_PROBLEM REQUIREMENTS:_
Pictures excluded, return the lines below from the first through the line holding "var arrowLevel = 337;".

_RECORD LIST:_
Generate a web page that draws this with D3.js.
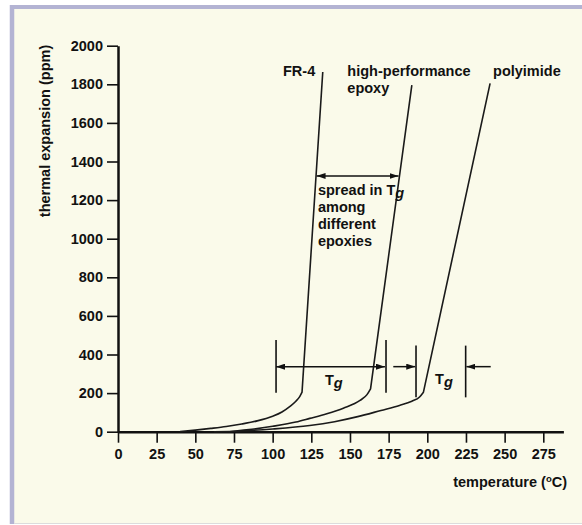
<!DOCTYPE html>
<html>
<head>
<meta charset="utf-8">
<script src="https://cdnjs.cloudflare.com/ajax/libs/d3/7.8.5/d3.min.js"></script>
<style>
  body { margin: 0; background: #fff; }
  svg { display: block; font-family: "Liberation Sans", Arial, Helvetica, sans-serif; font-weight: bold; }
</style>
</head>
<body>
<div id="container"></div>
<script>
//Curves: [temperature (C), thermal expansion (ppm)], smooth part up to the knee
var fr4 = [[40, 0], [50, 8], [60, 17], [70, 27], [80, 40], [90, 56], [100, 80], [106, 102], [111, 130], [115, 158], [117.5, 182], [119, 205]];
var hpEpoxy = [[72, 0], [80, 7], [90, 16], [100, 28], [115, 50], [124, 69], [135, 93], [145.7, 122], [156.5, 162], [161, 192], [163.3, 222]];
var polyimide = [[62, 0], [80, 4], [100, 14], [124, 32], [140, 52], [155, 78], [170, 110], [182, 136], [190, 158], [195, 180], [197.5, 205]];

//straight line above Tg, end point of each curve
var fr4Top = [132.4, 1864];
var hpEpoxyTop = [190, 1796];
var polyimideTop = [240.6, 1805];

var xTicks = [0, 25, 50, 75, 100, 125, 150, 175, 200, 225, 250, 275];
var yTicks = [0, 200, 400, 600, 800, 1000, 1200, 1400, 1600, 1800, 2000];

//Series names, placed at [temperature, ppm]
var seriesLabels = [
  { lines: ["FR-4"], at: [106.7, 1843] },
  { lines: ["high-performance", "epoxy"], at: [148.3, 1843] },
  { lines: ["polyimide"], at: [242.5, 1843] }
];

//Tg brackets: bar positions (C) and bar span (ppm)
var epoxyTgBars = [102.2, 173.3];
var polyTgBars = [192.7, 224.8];
var epoxyBarSpan = [202, 475];
var polyBarSpan = [178, 446];
var arrowLevel = 337;

//spread in Tg arrow, FR-4 to high-performance epoxy
var spreadArrow = [128.4, 181.4];
var spreadLevel = 1325;
var spreadText = ["spread in T", "among", "different", "epoxies"];
var spreadTextAt = [129.3, 1229];

var tgLabels = [[133.8, 244], [205, 247]];

var svgWidth = 582, svgHeight = 525;
var fontSize = "14.5px";

var svg = d3.select("#container")
  .append("svg")
  .attr("width", svgWidth)
  .attr("height", svgHeight);

//arrow head
svg.append("defs").append("marker")
  .attr("id", "head")
  .attr("viewBox", "0 0 9 6")
  .attr("markerUnits", "userSpaceOnUse")
  .attr("markerWidth", 9)
  .attr("markerHeight", 6)
  .attr("refX", 9)
  .attr("refY", 3)
  .attr("orient", "auto-start-reverse")
  .append("path")
  .attr("d", "M0,0L9,3L0,6Z")
  .attr("fill", "#111");

//panel
svg.append("rect")
  .attr("x", 12).attr("y", 7)
  .attr("width", 600).attr("height", 516)
  .attr("fill", "#fafaea");
svg.append("line")
  .attr("x1", 12).attr("x2", 12).attr("y1", 5).attr("y2", 524)
  .attr("stroke", "#b3b3d3").attr("stroke-width", 4.5);
svg.append("line")
  .attr("x1", 10).attr("x2", 582).attr("y1", 7).attr("y2", 7)
  .attr("stroke", "#b3b3d3").attr("stroke-width", 4);
svg.append("line")
  .attr("x1", 14).attr("x2", 582).attr("y1", 523.5).attr("y2", 523.5)
  .attr("stroke", "#dcdcdc").attr("stroke-width", 1);

var x = d3.scaleLinear().domain([0, 288]).range([118, 563.4]);
var y = d3.scaleLinear().domain([0, 2000]).range([431.7, 45.7]);

var xAxis = svg.append("g")
  .attr("transform", "translate(0," + y(0) + ")")
  .call(d3.axisBottom(x).tickValues(xTicks).tickFormat(d3.format("d")).tickSize(11).tickSizeOuter(0).tickPadding(6));

var yAxis = svg.append("g")
  .attr("transform", "translate(" + x(0) + ",0)")
  .call(d3.axisLeft(y).tickValues(yTicks).tickFormat(d3.format("d")).tickSize(11).tickSizeOuter(0).tickPadding(4));

[xAxis, yAxis].forEach(function (g) {
  g.select(".domain").attr("stroke", "#111").attr("stroke-width", 2.5);
  g.selectAll(".tick line").attr("stroke", "#111").attr("stroke-width", 1.6);
  g.selectAll(".tick text")
    .attr("fill", "#111")
    .style("font-size", fontSize)
    .style("font-weight", "bold")
    .style("font-family", "'Liberation Sans', Arial, sans-serif");
});

//axis titles
svg.append("text")
  .attr("transform", "translate(50,131) rotate(-90)")
  .attr("text-anchor", "middle")
  .style("font-size", fontSize)
  .attr("fill", "#111")
  .text("thermal expansion (ppm)");

var xTitle = svg.append("text")
  .attr("x", 567)
  .attr("y", 487)
  .attr("text-anchor", "end")
  .style("font-size", fontSize)
  .attr("fill", "#111");
xTitle.append("tspan").text("temperature (");
xTitle.append("tspan").attr("dy", -5).style("font-size", "9.5px").text("o");
xTitle.append("tspan").attr("dy", 5).text("C)");

//curves
var smooth = d3.line()
  .x(function (d) { return x(d[0]); })
  .y(function (d) { return y(d[1]); })
  .curve(d3.curveMonotoneX);

[[fr4, fr4Top], [hpEpoxy, hpEpoxyTop], [polyimide, polyimideTop]].forEach(function (s) {
  svg.append("path")
    .attr("d", smooth(s[0]) + "L" + x(s[1][0]) + "," + y(s[1][1]))
    .attr("fill", "none")
    .attr("stroke", "#1a1a1a")
    .attr("stroke-width", 1.6)
    .attr("stroke-linejoin", "round");
});

//series labels
seriesLabels.forEach(function (l) {
  var t = svg.append("text")
    .attr("x", x(l.at[0]))
    .attr("y", y(l.at[1]))
    .style("font-size", fontSize)
    .attr("fill", "#111");
  l.lines.forEach(function (line, i) {
    t.append("tspan").attr("x", x(l.at[0])).attr("dy", i === 0 ? 0 : 17).text(line);
  });
});

//Tg bars
function bar(t, span) {
  svg.append("line")
    .attr("x1", x(t)).attr("x2", x(t))
    .attr("y1", y(span[0])).attr("y2", y(span[1]))
    .attr("stroke", "#111").attr("stroke-width", 1.6);
}
function arrow(t1, t2, v, both) {
  var a = svg.append("line")
    .attr("x1", x(t1)).attr("x2", x(t2))
    .attr("y1", y(v)).attr("y2", y(v))
    .attr("stroke", "#111").attr("stroke-width", 1.5)
    .attr("marker-end", "url(#head)");
  if (both) a.attr("marker-start", "url(#head)");
}

epoxyTgBars.forEach(function (t) { bar(t, epoxyBarSpan); });
polyTgBars.forEach(function (t) { bar(t, polyBarSpan); });

arrow(epoxyTgBars[0], epoxyTgBars[1] - 0.7, arrowLevel, true);
arrow(178, polyTgBars[0] - 0.5, arrowLevel, false);
arrow(241, polyTgBars[1] + 0.5, arrowLevel, false);
arrow(spreadArrow[0], spreadArrow[1], spreadLevel, true);

//Tg labels
function tg(sel) {
  sel.append("tspan").text("T");
  sel.append("tspan").attr("dy", 3).style("font-style", "italic").text("g");
}
tgLabels.forEach(function (p) {
  var t = svg.append("text")
    .attr("x", x(p[0]))
    .attr("y", y(p[1]))
    .style("font-size", fontSize)
    .attr("fill", "#111");
  tg(t);
});

//spread text
var st = svg.append("text")
  .attr("x", x(spreadTextAt[0]))
  .attr("y", y(spreadTextAt[1]))
  .style("font-size", fontSize)
  .attr("fill", "#111");
spreadText.forEach(function (line, i) {
  st.append("tspan")
    .attr("x", x(spreadTextAt[0]))
    .attr("dy", i === 0 ? 0 : (i === 1 ? 14 : 17))
    .text(line);
  if (i === 0) {
    st.append("tspan").attr("dy", 3).style("font-style", "italic").text("g");
  }
});
</script>
</body>
</html>
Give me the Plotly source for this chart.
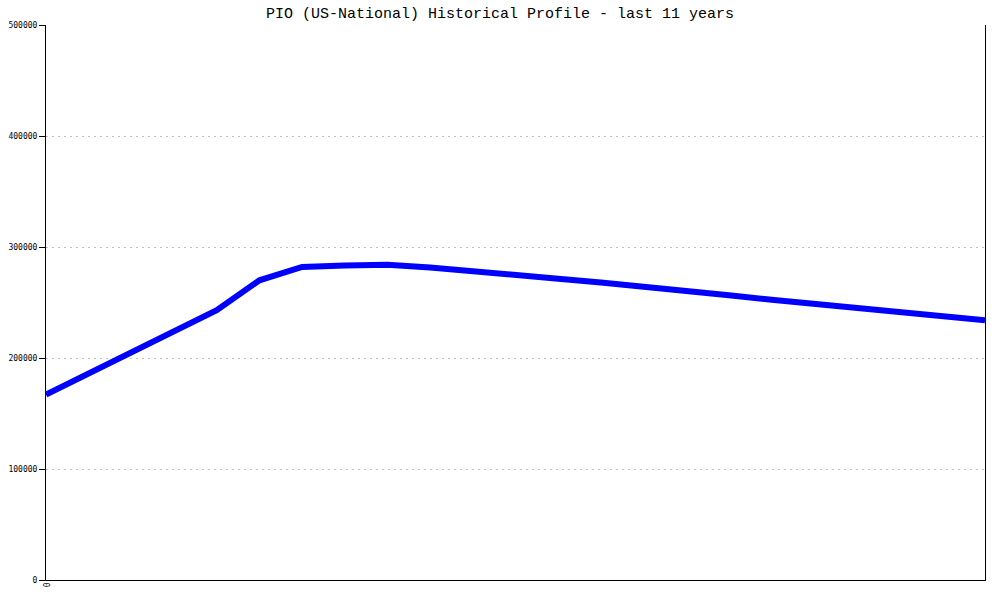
import plotly.graph_objects as go

periods = list(range(23))
values = [167000, 186000, 205000, 224000, 243000, 270000, 282000, 283300, 284000,
          281500, 278500, 275000, 271500, 268000, 264500, 260500, 256500, 252500,
          248800, 245000, 241300, 237700, 234000]
y_ticks = [0, 100000, 200000, 300000, 400000, 500000]
x_tick_vals = [0]
x_tick_text = ["0"]

fig = go.Figure()
fig.add_trace(go.Scatter(x=periods, y=values, mode="lines",
                         line=dict(color="#0000ff", width=6), hoverinfo="skip"))

fig.update_layout(
    width=1000, height=600,
    margin=dict(l=46, r=15, t=25, b=20, autoexpand=False),
    paper_bgcolor="white", plot_bgcolor="white",
    showlegend=False,
    title=dict(text="PIO (US-National) Historical Profile - last 11 years",
               x=0.5, xanchor="center", y=0.978, yanchor="middle",
               font=dict(family="Liberation Mono, DejaVu Sans Mono, monospace",
                         size=15, color="black")),
    xaxis=dict(range=[0, 22], showgrid=False, zeroline=False, automargin=False,
               showline=True, linecolor="black", linewidth=1,
               tickmode="array", tickvals=x_tick_vals, ticktext=x_tick_text,
               tickangle=90, ticks="outside", ticklen=0,
               tickfont=dict(family="DejaVu Sans Mono, monospace", size=8, color="black")),
    yaxis=dict(range=[0, 500000], showgrid=True, gridcolor="#c0c0c0",
               griddash="2px,4px", gridwidth=1, zeroline=False, automargin=False,
               showline=True, linecolor="black", linewidth=1, mirror=True,
               tickmode="array", tickvals=y_ticks,
               ticktext=[str(v) for v in y_ticks],
               ticks="outside", ticklen=6, tickcolor="black",
               tickfont=dict(family="DejaVu Sans Mono, monospace", size=8, color="black")),
)

fig.write_html("out.html", config={"displayModeBar": False},
               post_script="document.body.style.margin='0';document.body.style.overflow='hidden';")
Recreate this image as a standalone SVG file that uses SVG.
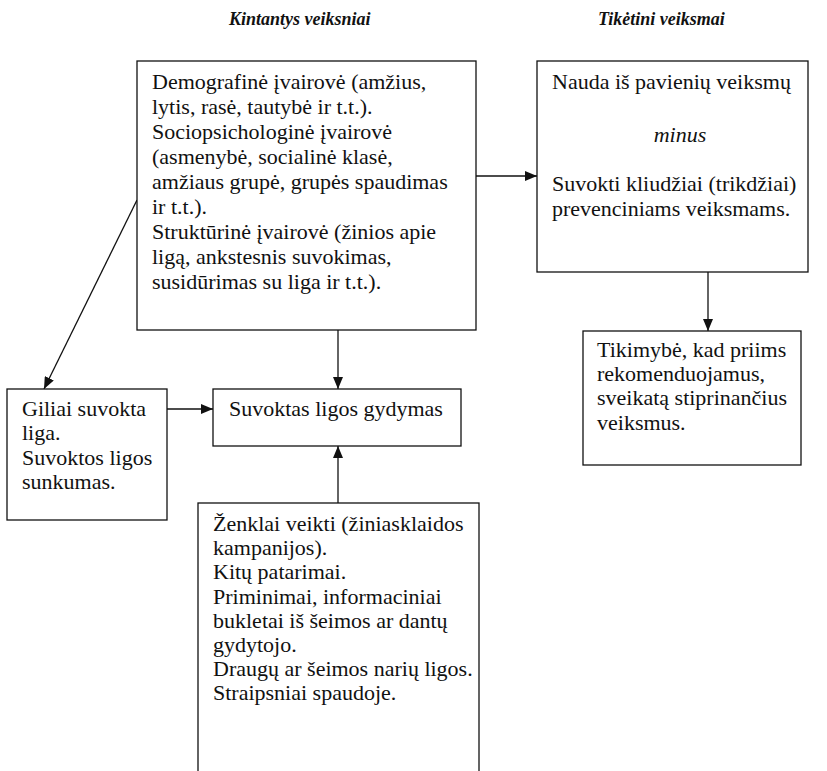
<svg xmlns="http://www.w3.org/2000/svg" width="827" height="771" viewBox="0 0 827 771">
<style>
.box{fill:#fff;stroke:#111;stroke-width:1.3}
.t{font-family:"Liberation Serif","Times New Roman",serif;font-size:22px;fill:#111}
.h{font-family:"Liberation Serif","Times New Roman",serif;font-size:18px;font-weight:bold;font-style:italic;fill:#111}
.c{stroke:#111;stroke-width:1.3;fill:none;marker-end:url(#ah)}
</style>
<defs>
<marker id="ah" markerUnits="userSpaceOnUse" markerWidth="12" markerHeight="10" refX="12" refY="5" orient="auto">
<path d="M0,0 L12,5 L0,10 z" fill="#111"/>
</marker>
</defs>
<rect width="827" height="771" fill="#fff"/>
<text class="h" x="229" y="25">Kintantys veiksniai</text>
<text class="h" x="598" y="25">Tikėtini veiksmai</text>
<g id="connectors">
<line class="c" x1="476" y1="176" x2="537" y2="176"/>
<line class="c" x1="338" y1="330" x2="338" y2="389"/>
<line class="c" x1="137" y1="200" x2="44" y2="389"/>
<line class="c" x1="167" y1="409" x2="213" y2="409"/>
<line class="c" x1="338" y1="503" x2="338" y2="446"/>
<line class="c" x1="708" y1="272" x2="708" y2="331"/>
</g>
<g id="n1">
<rect class="box" x="137" y="61" width="339" height="269"/>
<text class="t" x="152" y="89">Demografinė įvairovė (amžius,</text>
<text class="t" x="152" y="114">lytis, rasė, tautybė ir t.t.).</text>
<text class="t" x="152" y="139">Sociopsichologinė įvairovė</text>
<text class="t" x="152" y="164">(asmenybė, socialinė klasė,</text>
<text class="t" x="152" y="189">amžiaus grupė, grupės spaudimas</text>
<text class="t" x="152" y="214">ir t.t.).</text>
<text class="t" x="152" y="239">Struktūrinė įvairovė (žinios apie</text>
<text class="t" x="152" y="264">ligą, ankstesnis suvokimas,</text>
<text class="t" x="152" y="289">susidūrimas su liga ir t.t.).</text>
</g>
<g id="n2">
<rect class="box" x="537" y="61" width="271" height="211"/>
<text class="t" x="552" y="89">Nauda iš pavienių veiksmų</text>
<text class="t" x="680" y="142" text-anchor="middle" font-style="italic">minus</text>
<text class="t" x="552" y="191">Suvokti kliudžiai (trikdžiai)</text>
<text class="t" x="552" y="215.5">prevenciniams veiksmams.</text>
</g>
<g id="n3">
<rect class="box" x="7" y="389" width="160" height="131"/>
<text class="t" x="22" y="416">Giliai suvokta</text>
<text class="t" x="22" y="440.4">liga.</text>
<text class="t" x="22" y="464.8">Suvoktos ligos</text>
<text class="t" x="22" y="489.2">sunkumas.</text>
</g>
<g id="n4">
<rect class="box" x="213" y="389" width="248" height="57"/>
<text class="t" x="229" y="416">Suvoktas ligos gydymas</text>
</g>
<g id="n5">
<rect class="box" x="198" y="503" width="281" height="300"/>
<text class="t" x="213" y="531">Ženklai veikti (žiniasklaidos</text>
<text class="t" x="213" y="555.2">kampanijos).</text>
<text class="t" x="213" y="579.4">Kitų patarimai.</text>
<text class="t" x="213" y="603.6">Priminimai, informaciniai</text>
<text class="t" x="213" y="627.8">bukletai iš šeimos ar dantų</text>
<text class="t" x="213" y="652">gydytojo.</text>
<text class="t" x="213" y="676.2">Draugų ar šeimos narių ligos.</text>
<text class="t" x="213" y="700.4">Straipsniai spaudoje.</text>
</g>
<g id="n6">
<rect class="box" x="583" y="331" width="218" height="134"/>
<text class="t" x="597" y="357">Tikimybė, kad priims</text>
<text class="t" x="597" y="381.2">rekomenduojamus,</text>
<text class="t" x="597" y="405.4">sveikatą stiprinančius</text>
<text class="t" x="597" y="429.6">veiksmus.</text>
</g>
</svg>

_ANSWER TO THE PROBLEM:_
Generate a web page that draws this with D3.js.
<!DOCTYPE html>
<html>
<head>
<meta charset="utf-8">
<script src="https://cdnjs.cloudflare.com/ajax/libs/d3/7.8.5/d3.min.js"></script>
<style>
  body { margin: 0; background: #fff; }
  svg { display: block; font-family: "Liberation Sans", Arial, Helvetica, sans-serif; font-weight: bold; }
</style>
</head>
<body>
<div id="container"></div>
<script>
//Curves: [temperature (C), thermal expansion (ppm)], smooth part up to the knee
var fr4 = [[40, 0], [50, 8], [60, 17], [70, 27], [80, 40], [90, 56], [100, 80], [106, 102], [111, 130], [115, 158], [117.5, 182], [119, 205]];
var hpEpoxy = [[72, 0], [80, 7], [90, 16], [100, 28], [115, 50], [124, 69], [135, 93], [145.7, 122], [156.5, 162], [161, 192], [163.3, 222]];
var polyimide = [[62, 0], [80, 4], [100, 14], [124, 32], [140, 52], [155, 78], [170, 110], [182, 136], [190, 158], [195, 180], [197.5, 205]];

//straight line above Tg, end point of each curve
var fr4Top = [132.4, 1864];
var hpEpoxyTop = [190, 1796];
var polyimideTop = [240.6, 1805];

var xTicks = [0, 25, 50, 75, 100, 125, 150, 175, 200, 225, 250, 275];
var yTicks = [0, 200, 400, 600, 800, 1000, 1200, 1400, 1600, 1800, 2000];

//Series names, placed at [temperature, ppm]
var seriesLabels = [
  { lines: ["FR-4"], at: [106.7, 1843] },
  { lines: ["high-performance", "epoxy"], at: [148.3, 1843] },
  { lines: ["polyimide"], at: [242.5, 1843] }
];

//Tg brackets: bar positions (C) and bar span (ppm)
var epoxyTgBars = [102.2, 173.3];
var polyTgBars = [192.7, 224.8];
var epoxyBarSpan = [202, 475];
var polyBarSpan = [178, 446];
var arrowLevel = 337;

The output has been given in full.